A potential Head & Shoulders Bottom pattern could develop from the low made July 14 at 3721.56 that could become a right shoulder although deteriorating fundamentals along with analyst's downgrades suggest the June 17 low at 3636.87 may not mark the bear market bottom. On the other hand, how far down into the tank can it submerge without the homebuilders since they bottomed on June 17? In addition, the NYSE common stock only Advance-Decline Ratio ended at -957.92 on June 13, the lowest level in the last year. More bottoming evidence comes from the fixed income markets below.
This week many widely followed big cap stocks report earnings along with the big cap energy. It's an open question if capitulation can occur when the consensus expects it since more and more evidence shows signs of bottoming activity between June 13 and June 16.
What to do if anything. If risk can be defined as paying prices that are too high then it's hard to get badly hurt when falling out of a basement window.
The SPX chart.
U.S. 10-Year Treasury Note
Last week the yield on the U.S. 10-Year Treasury Note declined 16 bps with 27 bps lower Thursday and Friday to end at 2.77%. Some bond market analysts say the June 14 high at 3.49% will likely mark the high for this cycle while Fed Funds may reach 3% or 3.25% before the Fed pulls back. If so, expect a long period of inversion for 10-2 yield curve
10-2 Yield Curve
Sustained inverted yield curves when the yield on the 2-Year Treasury Notes exceed yield on the 10-Year Notes precede recessions by several months or in some cases like January 2006, almost two years or June 1998, just under three years. According to a Federal Reserve Bank of San Francisco publication, inverted yield curves warned of all coming economic recessions in the past 60 years, except for one.
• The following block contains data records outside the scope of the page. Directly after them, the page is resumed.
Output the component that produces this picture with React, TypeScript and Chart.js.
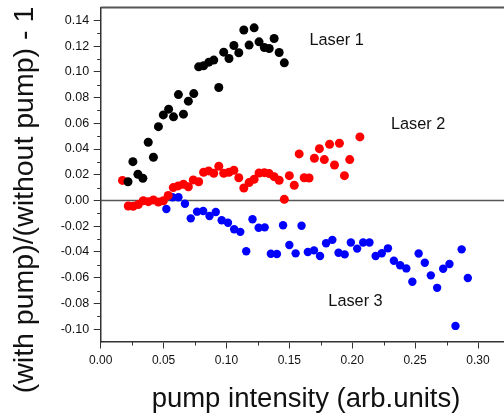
import React, { useEffect, useRef } from 'react';
import { Chart, registerables } from 'chart.js';

Chart.register(...registerables);

// ---------- data ----------
const laser1X = [0.0217, 0.0256, 0.0296, 0.0335, 0.0378, 0.0419, 0.0459, 0.0498, 0.054, 0.0579, 0.0618, 0.0658, 0.0697, 0.074, 0.0779, 0.0818, 0.086, 0.0899, 0.0939, 0.0978, 0.102, 0.1059, 0.1098, 0.1138, 0.118, 0.122, 0.1259, 0.1301, 0.134, 0.1379, 0.1419, 0.146];
const laser1Y = [0.0146, 0.0302, 0.0204, 0.0173, 0.0453, 0.0336, 0.0574, 0.0665, 0.071, 0.065, 0.0823, 0.0671, 0.0772, 0.0831, 0.1039, 0.1047, 0.1075, 0.1091, 0.0878, 0.1153, 0.1104, 0.1205, 0.1148, 0.1325, 0.1208, 0.1342, 0.1233, 0.1189, 0.1181, 0.1259, 0.115, 0.107];

const laser2X = [0.0173, 0.0219, 0.0258, 0.0299, 0.0338, 0.0379, 0.0419, 0.0459, 0.0498, 0.0537, 0.0577, 0.0616, 0.0658, 0.0697, 0.0736, 0.0779, 0.0818, 0.0858, 0.0899, 0.0939, 0.0978, 0.102, 0.1059, 0.1098, 0.1138, 0.118, 0.122, 0.1259, 0.1301, 0.134, 0.1379, 0.1419, 0.146, 0.15, 0.1539, 0.1578, 0.1618, 0.1657, 0.1699, 0.1739, 0.1778, 0.182, 0.1859, 0.1898, 0.1938, 0.198, 0.2061];
const laser2Y = [0.0156, -0.0043, -0.0045, -0.0031, -0.0002, -0.0009, 0.0004, -0.0012, -0.0002, 0.0039, 0.01, 0.0113, 0.0126, 0.0107, 0.016, 0.0146, 0.0219, 0.023, 0.0212, 0.0266, 0.0212, 0.0219, 0.0235, 0.0177, 0.0097, 0.0139, 0.0165, 0.0214, 0.0216, 0.0209, 0.0185, 0.0157, 0.0009, 0.0193, 0.0118, 0.0362, 0.0177, 0.0175, 0.0328, 0.0403, 0.0318, 0.0437, 0.0276, 0.0445, 0.0193, 0.0318, 0.0494];

const laser3X = [0.0522, 0.0571, 0.0618, 0.067, 0.0716, 0.0766, 0.0815, 0.0865, 0.0915, 0.0962, 0.1012, 0.1061, 0.111, 0.1157, 0.1207, 0.1256, 0.1304, 0.1353, 0.1401, 0.145, 0.15, 0.155, 0.1597, 0.1647, 0.1696, 0.1744, 0.1792, 0.1842, 0.1891, 0.194, 0.1989, 0.2039, 0.2087, 0.2137, 0.2186, 0.2235, 0.2284, 0.2331, 0.2381, 0.243, 0.2478, 0.2528, 0.2577, 0.2625, 0.2675, 0.2723, 0.2773, 0.2821, 0.287, 0.2919];
const laser3Y = [-0.0066, 0.0025, 0.0025, -0.0025, -0.0139, -0.0087, -0.0082, -0.0121, -0.0089, -0.0154, -0.0173, -0.0224, -0.0244, -0.0395, -0.0146, -0.0212, -0.0209, -0.0414, -0.0416, -0.0193, -0.0346, -0.0411, -0.0196, -0.0401, -0.0388, -0.0432, -0.0333, -0.0306, -0.0406, -0.0419, -0.0327, -0.0374, -0.0327, -0.0327, -0.0432, -0.041, -0.0372, -0.0468, -0.0504, -0.0528, -0.0632, -0.0412, -0.0484, -0.0582, -0.0679, -0.0531, -0.0494, -0.0975, -0.038, -0.0603];

const seriesNames = ['Laser 1', 'Laser 2', 'Laser 3'];
const seriesColors = ['#000000', '#ff0000', '#0000ff'];
// label anchors in data units (left edge, vertical middle)
const labelAnchorX = [0.166, 0.2308, 0.181];
const labelAnchorY = [0.124, 0.059, -0.0788];

const xTicks = [0, 0.05, 0.1, 0.15, 0.2, 0.25, 0.3];
const xMinorTicks = [0.025, 0.075, 0.125, 0.175, 0.225, 0.275, 0.325];
const yTicks = [-0.1, -0.08, -0.06, -0.04, -0.02, 0, 0.02, 0.04, 0.06, 0.08, 0.1, 0.12, 0.14];
const yMinorTicks = [-0.09, -0.07, -0.05, -0.03, -0.01, 0.01, 0.03, 0.05, 0.07, 0.09, 0.11, 0.13];

const xTitle = 'pump intensity (arb.units)';
const yTitle = '(with pump)/(without pump) - 1';

const FONT = '"Liberation Sans", Arial, Helvetica, sans-serif';
const CANVAS_W = 530;
const CANVAS_H = 416;

export default function App() {
  const ref = useRef<HTMLCanvasElement>(null);

  useEffect(() => {
    const canvas = ref.current;
    if (!canvas) return;
    const pts = (xs: number[], ys: number[]) => xs.map((x, i) => ({ x, y: ys[i] }));

    const decor = {
      id: 'decor',
      beforeDatasetsDraw(chart: any) {
        const { ctx, chartArea: a, scales } = chart;
        const x = scales.x;
        const y = scales.y;
        ctx.save();
        // zero line
        const y0 = y.getPixelForValue(0);
        ctx.strokeStyle = '#555';
        ctx.lineWidth = 1.5;
        ctx.beginPath();
        ctx.moveTo(a.left, y0);
        ctx.lineTo(a.right, y0);
        ctx.stroke();
        // top frame line
        ctx.strokeStyle = '#555';
        ctx.lineWidth = 2;
        ctx.beginPath();
        ctx.moveTo(a.left, a.top);
        ctx.lineTo(a.right, a.top);
        ctx.stroke();
        // minor ticks
        ctx.strokeStyle = '#333';
        ctx.lineWidth = 1;
        for (const v of xMinorTicks) {
          const px = Math.round(x.getPixelForValue(v)) + 0.5;
          if (px > a.right) continue;
          ctx.beginPath();
          ctx.moveTo(px, a.bottom);
          ctx.lineTo(px, a.bottom + 3.5);
          ctx.stroke();
        }
        for (const v of yMinorTicks) {
          const py = Math.round(y.getPixelForValue(v)) + 0.5;
          ctx.beginPath();
          ctx.moveTo(a.left - 3.5, py);
          ctx.lineTo(a.left, py);
          ctx.stroke();
        }
        ctx.restore();
      },
      afterDraw(chart: any) {
        const { ctx, scales } = chart;
        const x = scales.x;
        const y = scales.y;
        ctx.save();
        ctx.fillStyle = '#111';
        // series labels
        ctx.font = `16.3px ${FONT}`;
        ctx.textAlign = 'left';
        ctx.textBaseline = 'middle';
        seriesNames.forEach((name, i) => {
          ctx.fillText(name, x.getPixelForValue(labelAnchorX[i]), y.getPixelForValue(labelAnchorY[i]));
        });
        // axis titles
        ctx.font = `27.5px ${FONT}`;
        ctx.textAlign = 'center';
        ctx.textBaseline = 'alphabetic';
        ctx.fillText(xTitle, 306, 406.5);
        ctx.font = `28.5px ${FONT}`;
        ctx.translate(32.5, 200);
        ctx.rotate(-Math.PI / 2);
        ctx.fillText(yTitle, 0, 0);
        ctx.restore();
      },
    };

    const chart = new Chart(canvas, {
      type: 'scatter',
      data: {
        datasets: [
          { label: seriesNames[0], data: pts(laser1X, laser1Y), backgroundColor: seriesColors[0], borderWidth: 0, pointRadius: 4.5, pointHoverRadius: 4.5 },
          { label: seriesNames[1], data: pts(laser2X, laser2Y), backgroundColor: seriesColors[1], borderWidth: 0, pointRadius: 4.5, pointHoverRadius: 4.5 },
          { label: seriesNames[2], data: pts(laser3X, laser3Y), backgroundColor: seriesColors[2], borderWidth: 0, pointRadius: 4.2, pointHoverRadius: 4.2 },
        ],
      },
      options: {
        animation: false,
        responsive: false,
        events: [],
        layout: { padding: { top: 7.5, right: 0, left: 0, bottom: 0 } },
        plugins: { legend: { display: false }, tooltip: { enabled: false } },
        scales: {
          x: {
            type: 'linear',
            min: 0,
            max: (CANVAS_W - 100.7) / 1271,
            bounds: 'data',
            afterBuildTicks: (s: any) => {
              s.ticks = xTicks.map((v) => ({ value: v }));
            },
            afterFit: (s: any) => {
              s.height = 74;
              s.paddingLeft = 0;
              s.paddingRight = 0;
            },
            ticks: {
              autoSkip: false,
              maxRotation: 0,
              padding: 4.5,
              color: '#111',
              font: { family: FONT, size: 12 },
              callback: (v: any) => Number(v).toFixed(2),
            },
            grid: { display: true, drawOnChartArea: false, drawTicks: true, tickLength: 6.5, color: '#333', lineWidth: 1 },
            border: { display: true, color: '#333', width: 1.5 },
          },
          y: {
            type: 'linear',
            min: -0.11,
            max: 0.15,
            bounds: 'data',
            afterBuildTicks: (s: any) => {
              s.ticks = yTicks.map((v) => ({ value: v }));
            },
            afterFit: (s: any) => {
              s.width = 100.7;
              s.paddingTop = 0;
              s.paddingBottom = 0;
            },
            ticks: {
              autoSkip: false,
              padding: 4.5,
              color: '#111',
              font: { family: FONT, size: 12.5 },
              callback: (v: any) => Number(v).toFixed(2),
            },
            grid: { display: true, drawOnChartArea: false, drawTicks: true, tickLength: 7, color: '#333', lineWidth: 1 },
            border: { display: true, color: '#333', width: 1.5 },
          },
        },
      },
      plugins: [decor],
    });

    return () => chart.destroy();
  }, []);

  return (
    <div style={{ position: 'absolute', left: 0, top: 0, width: 504, height: 416, overflow: 'hidden', background: '#fff' }}>
      <canvas ref={ref} width={CANVAS_W} height={CANVAS_H} style={{ width: CANVAS_W, height: CANVAS_H, display: 'block' }} />
    </div>
  );
}
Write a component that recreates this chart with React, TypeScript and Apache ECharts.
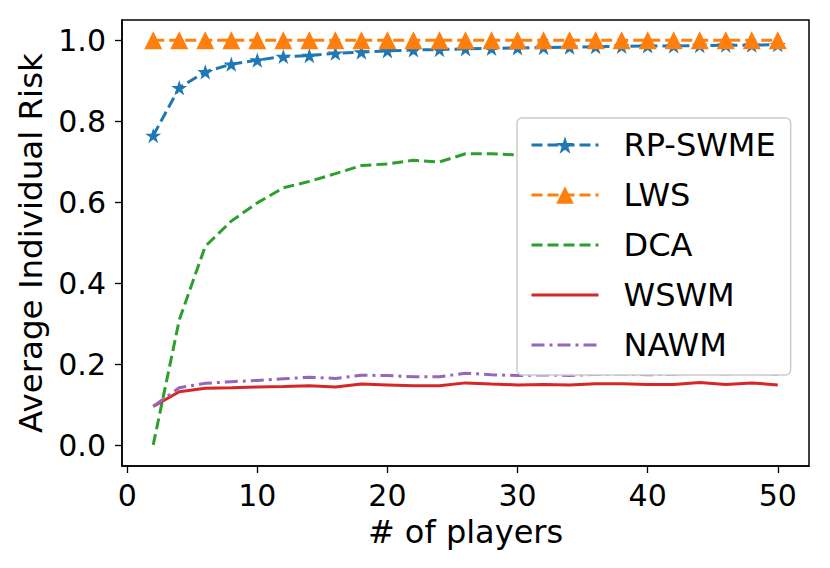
import React, { useEffect, useRef } from "react";
import * as echarts from "echarts";

const players = [2, 4, 6, 8, 10, 12, 14, 16, 18, 20, 22, 24, 26, 28, 30, 32, 34, 36, 38, 40, 42, 44, 46, 48, 50];
const rpSwme = [0.765, 0.883, 0.922, 0.941, 0.951, 0.96, 0.962, 0.968, 0.971, 0.974, 0.976, 0.977, 0.979, 0.98, 0.981, 0.982, 0.983, 0.984, 0.985, 0.986, 0.986, 0.987, 0.988, 0.988, 0.989];
const lws = [1, 1, 1, 1, 1, 1, 1, 1, 1, 1, 1, 1, 1, 1, 1, 1, 1, 1, 1, 1, 1, 1, 1, 1, 1];
const dca = [0.002, 0.31, 0.492, 0.554, 0.599, 0.636, 0.652, 0.671, 0.691, 0.695, 0.704, 0.7, 0.72, 0.72, 0.717, 0.722, 0.725, 0.727, 0.73, 0.732, 0.733, 0.735, 0.736, 0.738, 0.74];
const wswm = [0.097, 0.133, 0.142, 0.143, 0.145, 0.146, 0.148, 0.145, 0.152, 0.15, 0.148, 0.148, 0.155, 0.152, 0.15, 0.151, 0.15, 0.153, 0.153, 0.151, 0.151, 0.156, 0.151, 0.155, 0.15];
const nawm = [0.097, 0.143, 0.154, 0.158, 0.161, 0.165, 0.169, 0.166, 0.174, 0.173, 0.17, 0.17, 0.179, 0.175, 0.173, 0.175, 0.173, 0.176, 0.177, 0.175, 0.176, 0.179, 0.177, 0.179, 0.176];

const xTicks = [0, 10, 20, 30, 40, 50];
const yTicks = [0, 0.2, 0.4, 0.6, 0.8, 1.0];

const seriesNames = ["RP-SWME", "LWS", "DCA", "WSWM", "NAWM"];
const colors = ["#1f77b4", "#ff7f0e", "#2ca02c", "#d62728", "#9467bd"];

const STAR =
  "path://M50,0 L61.2,34.5 L97.6,34.5 L68.2,55.9 L79.4,90.5 L50,69.1 L20.6,90.5 L31.8,55.9 L2.4,34.5 L38.8,34.5 Z";

const FONT = "DejaVu Sans";
const CLEAR = "rgba(0,0,0,0)";

function pairs(ys: number[]) {
  return players.map((x, i) => [x, ys[i]]);
}

export default function App() {
  const ref = useRef<HTMLDivElement>(null);
  useEffect(() => {
    document.body.style.margin = "0";
    const chart = echarts.init(ref.current!, undefined, { renderer: "svg" });
    const dashed = [11, 5];
    const dashDot = [13, 5, 3, 5];
    const plain = (i: number, ys: number[], type: any) => ({
      name: seriesNames[i],
      type: "line",
      data: pairs(ys),
      symbol: "circle",
      showSymbol: false,
      symbolSize: 0,
      itemStyle: { color: CLEAR },
      lineStyle: { color: colors[i], width: 3, type },
      emphasis: { disabled: true },
    });
    chart.setOption({
      animation: false,
      backgroundColor: "#ffffff",
      textStyle: { fontFamily: FONT },
      grid: {
        left: 122,
        right: 21,
        top: 20,
        bottom: 102,
        show: true,
        borderColor: "#000",
        borderWidth: 1.5,
        containLabel: false,
      },
      xAxis: {
        type: "value",
        min: -0.4,
        max: 52.4,
        splitLine: { show: false },
        axisLine: { show: true, onZero: false, lineStyle: { color: "#000", width: 1.5 } },
        axisTick: { show: true, length: 7, lineStyle: { color: "#000", width: 1.3 }, customValues: xTicks },
        axisLabel: {
          color: "#000",
          fontSize: 30,
          fontFamily: FONT,
          margin: 14,
          customValues: xTicks,
        },
        name: "# of players",
        nameLocation: "middle",
        nameGap: 50,
        nameTextStyle: { color: "#000", fontSize: 32, fontFamily: FONT },
      },
      yAxis: {
        type: "value",
        min: -0.05,
        max: 1.05,
        splitLine: { show: false },
        axisLine: { show: true, onZero: false, lineStyle: { color: "#000", width: 1.5 } },
        axisTick: { show: true, length: 7, lineStyle: { color: "#000", width: 1.3 }, customValues: yTicks },
        axisLabel: {
          color: "#000",
          fontSize: 30,
          fontFamily: FONT,
          margin: 16,
          customValues: yTicks,
          formatter: (v: number) => v.toFixed(1),
        },
        name: "Average Individual Risk",
        nameLocation: "middle",
        nameGap: 74,
        nameTextStyle: { color: "#000", fontSize: 32.5, fontFamily: FONT },
      },
      legend: {
        orient: "vertical",
        left: 517,
        top: 118,
        z: 20,
        data: seriesNames,
        itemWidth: 67,
        itemHeight: 22,
        itemGap: 18,
        padding: [11, 15, 14, 13],
        backgroundColor: "#ffffff",
        borderColor: "#cccccc",
        borderWidth: 1.5,
        borderRadius: 5,
        selectedMode: false,
        lineStyle: { width: 3 },
        textStyle: { color: "#000", fontSize: 32, fontFamily: FONT, lineHeight: 30, padding: [0, 0, 0, 20] },
      },
      series: [
        {
          name: seriesNames[0],
          type: "line",
          data: pairs(rpSwme),
          symbol: STAR,
          symbolSize: 16,
          symbolKeepAspect: true,
          lineStyle: { color: colors[0], width: 3, type: dashed },
          itemStyle: { color: colors[0] },
          emphasis: { disabled: true },
        },
        {
          name: seriesNames[1],
          type: "line",
          data: pairs(lws),
          symbol: "triangle",
          symbolSize: 18,
          lineStyle: { color: colors[1], width: 3, type: dashed },
          itemStyle: { color: colors[1] },
          emphasis: { disabled: true },
        },
        plain(2, dca, dashed),
        plain(3, wswm, "solid"),
        plain(4, nawm, dashDot),
      ],
    });
    return () => chart.dispose();
  }, []);
  return <div ref={ref} style={{ width: 830, height: 568 }} />;
}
Wednesday July 13, the yield on the 2-Year Note gained 10 basis points (bps) while the 10-Year yield declined 5 bps ending with a 22 basis point inversion. Friday the inversion narrowed slightly at 21 bps compared to July 13.
iShares 20+ Year Treasury Bond ETF (TLT) 118.55 added 2.41 points or +2.08% last week closing above the downward sloping trendline from the March 1, 2022 intraday high at 141.34, and back above the 50-day Moving Average at 114.78. Friday's gap up open that ended 1.96 points higher on the day reflects a rush into long dated bonds anticipating future declining rates. For the week, the yield declined 11 bps from 3.34% to 3.23%.
Implied Volatility
SPX options implied volatility index IVX declined 1.82% to 20.29% from 22.11% on July 15. Last week SPX options activity lacked any noticeable signs of hedging activity going into this week with many widely followed big cap stocks reporting. Perhaps current prices already reflect downgrades.
Summing Up
Paying less attention to media reporting accompanied with a lot of doomsday chatter but more on the messages from the markets suggests potential bottoms occurred in both equity and fixed income between June 13 and June 16. That could all change this week if one or more of the widely followed big caps report earnings below already lowered expectations followed by disappointing guidance.